Exercises / All / Characterisation, Dialogue, Generating ideas, Igniting the imagination, Off the page, Research, Starting to write, Subject, Unfolding scenes, Writing a novel

This follows from the above tip and is another actor’s exercise and one that works in a group setting. This is perfect if you are part of a writers’ group or even an informal assembly of people that are working on something. For those of you on your own, try and coax a friend or friends to play the part of interrogator.

The exercise is known as ‘hot-seating’ and it’s very simple. Each participant takes a turn at being in the hot seat –sitting in front of the group in character and answering questions posed by the group, as their character, for five minutes. I’ve tried this with many groups now and it’s always astonishing what it unlocks in terms of material and, most importantly, the ‘voice’ of the character. Remember, it’s not an acting challenge, it does not matter how well you ‘perform’ – it’s how your character feels that’s important and what they know of life. This is how you can find out what their story really is.

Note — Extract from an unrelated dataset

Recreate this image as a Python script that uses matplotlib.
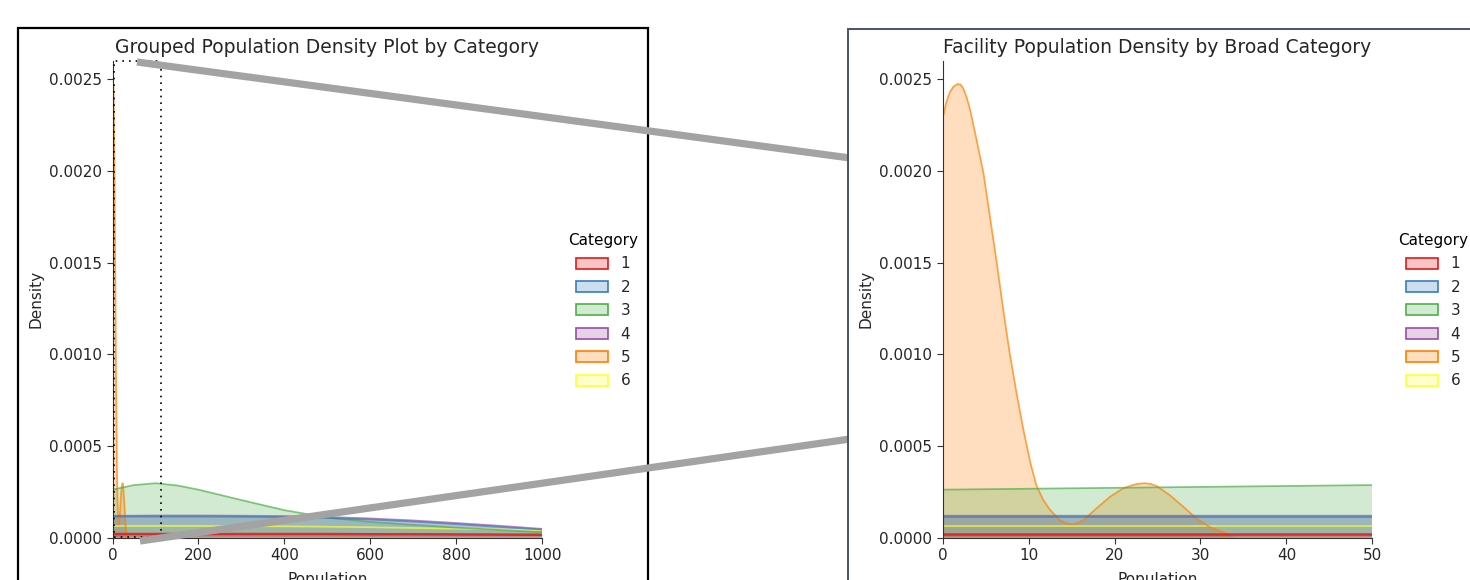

Make sure that you’re supportive of each other. Have someone on the stopwatch but have that Mastermind rule of ‘I’ve started so I’ll finish’ if one of the questions risks being cut off by the time limit. And, as a group, make sure your questions are useful and open-ended.  Once you have established the basic detail of the subject you can try to get to the heart of them: ‘Are you in love?’ ‘Do you have a secret’ ‘What do you fear most?’ etc. Keep it playful but remember this is serious play. Be sensitive to each other so that you can really investigate each character in depth.

When everyone has had their turn take about 20 minutes at least to make notes on your own. Take time to come out of character so that you can bring back some of the treasure you might use as a writer. The great thing about this exercise is that it can produce a great deal raw text that you can directly apply to whatever you are working on. Have some time to feedback as group at the end.